悄声退出展厅后,夏炎穿过长廊,听到一间房内传来洪亮的对话声。
敲门得到应允,他半个身子探进去,“季老师?”
季启林正坐在一众设备中央,脖子里卡着一副耳机,闻声抬起眼,并无惊讶道:“来了?过来吧。”
夏炎越过众多技术人员,走到季启林身后,蹲下身看他熟练地调试设备,忍不住调侃道:“您什么时候改行了?”
季启林朗声一笑,手上动作不停,在电脑上渲染画面,清清嗓子说:“朋友的展,来帮帮忙,做视觉调整。”
“昨天没听您说要过来。”
“你也没说来看的是这个展。”
“哦对,忘了。”夏炎点点头。
“我可看见了啊,和小陆一起来的,”季启林轻描淡写道:“发展到哪一步了?”
夏炎被他出其不意的话吓一跳,澄清道:“我跟他就是朋友,很多年没见了,之前一直没找到机会说清楚,您可别多想了。”

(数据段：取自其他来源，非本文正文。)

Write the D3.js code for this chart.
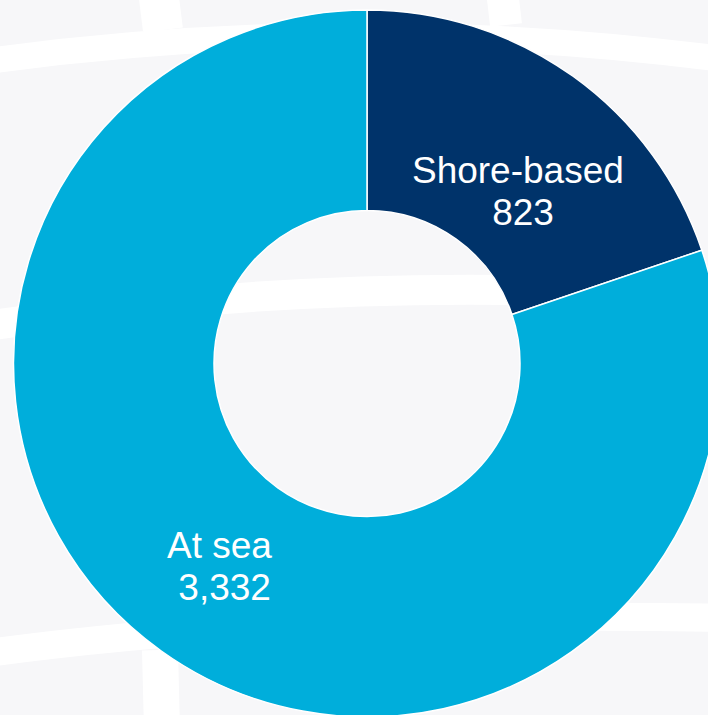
<!DOCTYPE html>
<html>
<head>
<meta charset="utf-8">
<script src="https://cdn.jsdelivr.net/npm/d3@7/dist/d3.min.js"></script>
<style>
  html, body { margin: 0; padding: 0; background: #f7f7f9; }
  svg { display: block; }
  text { font-family: "Liberation Sans", Arial, sans-serif; }
</style>
</head>
<body>
<svg id="chart" width="708" height="715"></svg>
<script>
// ---- data ----
const categories = ["Shore-based", "At sea"];
const values = [823, 3332];
const colors = ["#00336a", "#00aedb"];

// ---- layout ----
const W = 708, H = 715;
const cx = 367, cy = 363.5;
const outerR = 353.5, innerR = 153;
const labelR = 240;
const labelNudge = [[11, 22], [-7.6, 6.5]];

const svg = d3.select("#chart");

// decorative background (light grey with white map-grid bands)
svg.append("rect").attr("width", W).attr("height", H).attr("fill", "#f7f7f9");
const bg = svg.append("g").attr("fill", "none").attr("stroke", "#ffffff");
const bands = [
  {d: "M-20,62 Q350,10 730,60", w: 26},
  {d: "M-20,327 Q350,270 730,300", w: 30},
  {d: "M-20,654 Q300,610 730,618", w: 28},
  {d: "M158,-10 L163,30", w: 40},
  {d: "M502,-10 L506,25", w: 32},
  {d: "M160,650 L162,730", w: 36}
];
bands.forEach(b => bg.append("path").attr("d", b.d).attr("stroke-width", b.w));

// ---- donut ----
const pie = d3.pie().sort(null).value(d => d.value);
const arcs = pie(categories.map((c, i) => ({name: c, value: values[i], color: colors[i]})));
const arc = d3.arc().innerRadius(innerR).outerRadius(outerR);
const labelArc = d3.arc().innerRadius(labelR).outerRadius(labelR);

const g = svg.append("g").attr("transform", `translate(${cx},${cy})`);
g.selectAll("path.slice")
  .data(arcs)
  .join("path")
  .attr("class", "slice")
  .attr("d", arc)
  .attr("fill", d => d.data.color)
  .attr("stroke", "#ffffff")
  .attr("stroke-width", 1.5);

const fmt = d3.format(",");
const labels = g.selectAll("text.lbl")
  .data(arcs)
  .join("text")
  .attr("class", "lbl")
  .attr("fill", "#ffffff")
  .attr("font-size", 37)
  .attr("text-anchor", "middle")
  .style("white-space", "pre")
  .attr("transform", (d, i) => {
    const [x, y] = labelArc.centroid(d);
    return `translate(${x + labelNudge[i][0]},${y + labelNudge[i][1]})`;
  });
labels.append("tspan").attr("x", 0).attr("y", -7.5).text(d => d.data.name);
labels.append("tspan").attr("x", 0).attr("y", 34.5).text(d => " " + fmt(d.data.value));
</script>
</body>
</html>
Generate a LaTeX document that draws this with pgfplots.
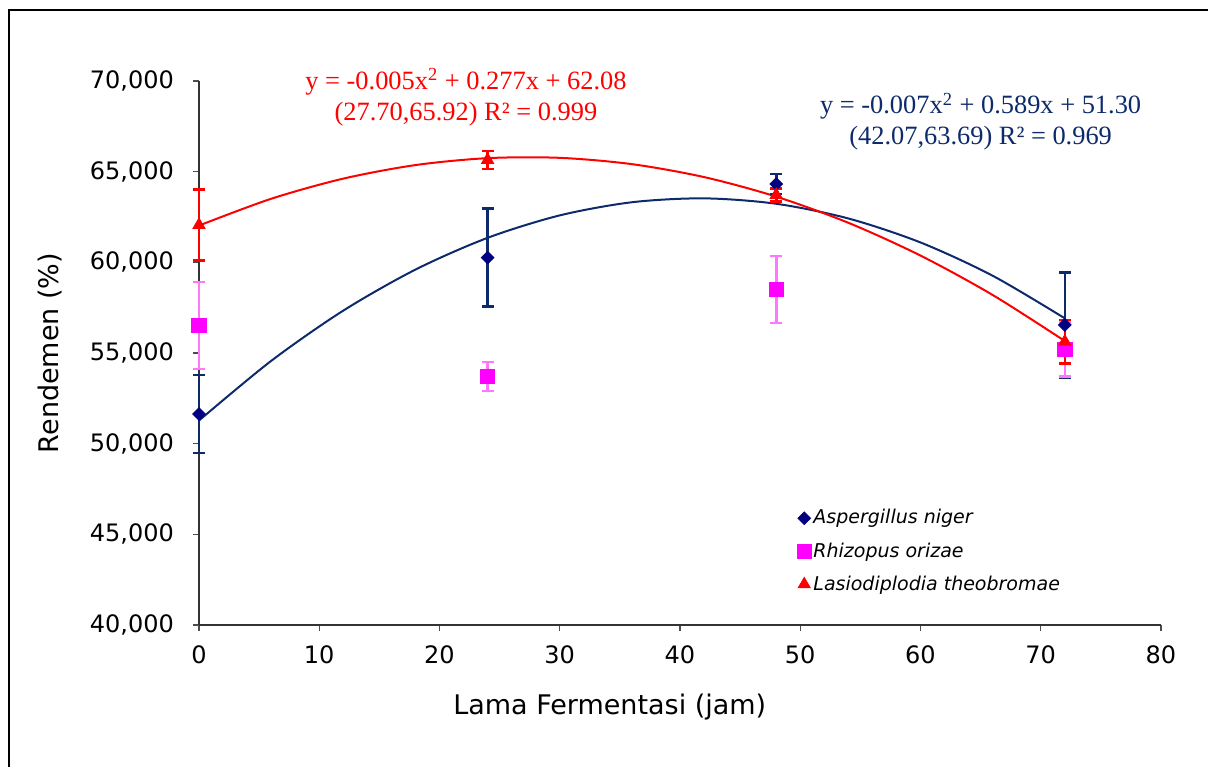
\documentclass[border=0pt]{standalone}
\usepackage{fontspec}
\setmainfont{DejaVu Sans}
\newfontfamily\eqfont{Liberation Serif}
\usepackage{pgfplots}
\pgfplotsset{compat=1.18}
\definecolor{navyMk}{HTML}{000080}
\definecolor{navyLn}{HTML}{0D2A6B}
\definecolor{magMk}{HTML}{FF00FF}
\definecolor{magErr}{HTML}{FF77FF}
\definecolor{redLn}{HTML}{FF0000}

% x  y  error
\pgfplotstableread{
x  y      e
0  51.64  2.15
24 60.26  2.70
48 64.32  0.55
72 56.55  2.90
}\aniger
\pgfplotstableread{
x  y      e
0  56.51  2.40
24 53.70  0.80
48 58.51  1.85
72 55.20  1.50
}\rorizae
\pgfplotstableread{
x  y      e
0  62.06  1.95
24 65.65  0.50
48 63.72  0.35
72 55.63  1.20
}\ltheo

\begin{document}
\begin{tikzpicture}
\useasboundingbox (0,0) rectangle (604pt,383.5pt);
\draw[line width=1pt] (4.5pt,0) -- (4.5pt,378.5pt) -- (604pt,378.5pt);
\begin{axis}[
    at={(99.5pt,71pt)}, anchor=south west,
    scale only axis, width=481pt, height=272pt,
    xmin=0, xmax=80, ymin=40, ymax=70,
    xtick={0,10,...,80}, ytick={40,45,...,70},
    axis lines*=left,
    axis line style={-, line width=0.6pt, black!80},
    tick align=outside, major tick length=3pt,
    tick style={line width=0.6pt, black!70},
    /pgf/number format/assume math mode=true,
    ticklabel style={font=\fontsize{12}{14}\selectfont},
    yticklabel style={/pgf/number format/fixed, /pgf/number format/fixed zerofill,
      /pgf/number format/precision=3, /pgf/number format/use comma,
      /pgf/number format/1000 sep={}, xshift=-6pt},
    xticklabel style={yshift=-4pt},
    xlabel={Lama Fermentasi (jam)},
    ylabel={Rendemen (\%)},
    every axis x label/.style={at={(axis description cs:0.427,0)},
      anchor=center, yshift=-41pt, font=\fontsize{13.5}{16}\selectfont},
    every axis y label/.style={at={(axis description cs:0,0.5)},
      anchor=center, xshift=-74.5pt, rotate=90, font=\fontsize{13.5}{16}\selectfont},
    clip=false,
    legend style={at={(rel axis cs:0.615,0.224)}, anchor=north west,
      draw=none, fill=none, font=\fontsize{9.5}{12}\selectfont\itshape,
      row sep=5.8pt, nodes={inner sep=1pt}},
    legend cell align=left,
    legend image code/.code={\draw[#1] plot coordinates {(0.05cm,0cm)};},
]
% trendlines (polynomial order 2)
\addplot[navyLn, line width=1pt, smooth, forget plot] coordinates {
 (0,51.277) (6,54.564) (12,57.338) (18,59.600) (24,61.351) (30,62.589)
 (36,63.314) (42,63.528) (48,63.230) (54,62.419) (60,61.096) (66,59.261) (72,56.913)};
\addplot[redLn, line width=1pt, smooth, forget plot] coordinates {
 (0,62.028) (6,63.505) (12,64.617) (18,65.364) (24,65.746) (30,65.763)
 (36,65.415) (42,64.702) (48,63.624) (54,62.181) (60,60.373) (66,58.200) (72,55.662)};

\addplot[only marks, mark=square*, mark size=2.25pt,
  mark options={rotate=45, fill=navyMk, draw=navyMk},
  error bars/.cd, y dir=both, y explicit,
  error bar style={navyLn, line width=1.3pt},
  error mark options={rotate=90, mark size=3pt, line width=1.3pt, navyLn}]
  table[x=x, y=y, y error=e] {\aniger};
\addlegendentry{Aspergillus niger}

\addplot[only marks, mark=square*, mark size=3.6pt,
  mark options={fill=magMk, draw=magMk},
  error bars/.cd, y dir=both, y explicit,
  error bar style={magErr, line width=1.3pt},
  error mark options={rotate=90, mark size=3pt, line width=1.3pt, magErr}]
  table[x=x, y=y, y error=e] {\rorizae};
\addlegendentry{Rhizopus orizae}

\addplot[only marks, mark=triangle*, mark size=3.5pt,
  mark options={fill=redLn, draw=redLn},
  error bars/.cd, y dir=both, y explicit,
  error bar style={redLn, line width=1.3pt},
  error mark options={rotate=90, mark size=3pt, line width=1.3pt, redLn}]
  table[x=x, y=y, y error=e] {\ltheo};
\addlegendentry{Lasiodiplodia theobromae}

\node[align=center, text=redLn, font=\eqfont\fontsize{13.2}{15.5}\selectfont]
  at (axis cs:22.2,69.1) {y = -0.005x\textsuperscript{2} + 0.277x + 62.08\\(27.70,65.92) R² = 0.999};
\node[align=center, text=navyLn, font=\eqfont\fontsize{13.2}{15.5}\selectfont]
  at (axis cs:65.0,67.75) {y = -0.007x\textsuperscript{2} + 0.589x + 51.30\\(42.07,63.69) R² = 0.969};
\end{axis}
\end{tikzpicture}
\end{document}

大约是展厅内人来人往的缘故,季启林没有再自行揣测,问道:“双年展那个事你问过他了吗,有没有参加的意愿?”
“还没有问。”
夏炎觉得问与不问,结果都已经显而易见,他不想让陆周瑜觉得自己在做无效挽留,但又不能直白地告诉季启林,只好说:“我觉得等主办方正式找他谈吧,以示尊重。”
“这么护短啊。”季启林不置可否地调侃。
夏炎懒得跟他争辩,盘腿坐在地上,拿起一旁的技术手册翻看,又帮季启林记录了几组数据。
一组画面调试完之后,季启林看看时间,话锋一转,“干脆结束后约小陆见一面,我直接跟他谈吧。”
把数据表递过去,夏炎提前给季启林打预防针,“可以啊,不过他大概率会拒绝,您可别觉得拂了面子,也别迁怒我。”
“我也就冲你发过一次火,记仇!”季启林粗黑的眉毛一挑,摆摆手,示意他退下,“玩儿去吧,结束我给你打电话。”
“哎。”夏炎起身,顺手给他捏捏肩膀,又指着一旁的技术手册开玩笑道:“感觉这个比策展有意思多了,要不我转行吧。”
恰逢技术指导途径,停下脚步一歪头问:“看得懂吗?”
“勉勉强强。”夏炎拍拍手笑答。
“那考虑考虑来我们团队?老季带的人我信得过。”
“撬墙角撬到我面前来了?”还不待夏炎回答,季启林先吹胡子瞪眼。
“墙角必然要当面撬才有意思。”
两人你来我往地呛声,夏炎趁机道别退出展厅,离开前,技术指导叫住他,说感兴趣的话展览结束可以来试试。
夏炎有些犹豫,但更多的是心动,他乐于挑战新事物,委婉道:“我一个外行,不知道行不行。”
技术指导还没出声,季启林先护起短来,“外什么行,能看懂就能上手。”
“艺术不就是玩儿吗。”技术指导也在一旁鼓励,“你季老师也刚学会不久,坚决贯彻活到老学到老的精神,感动中国了。”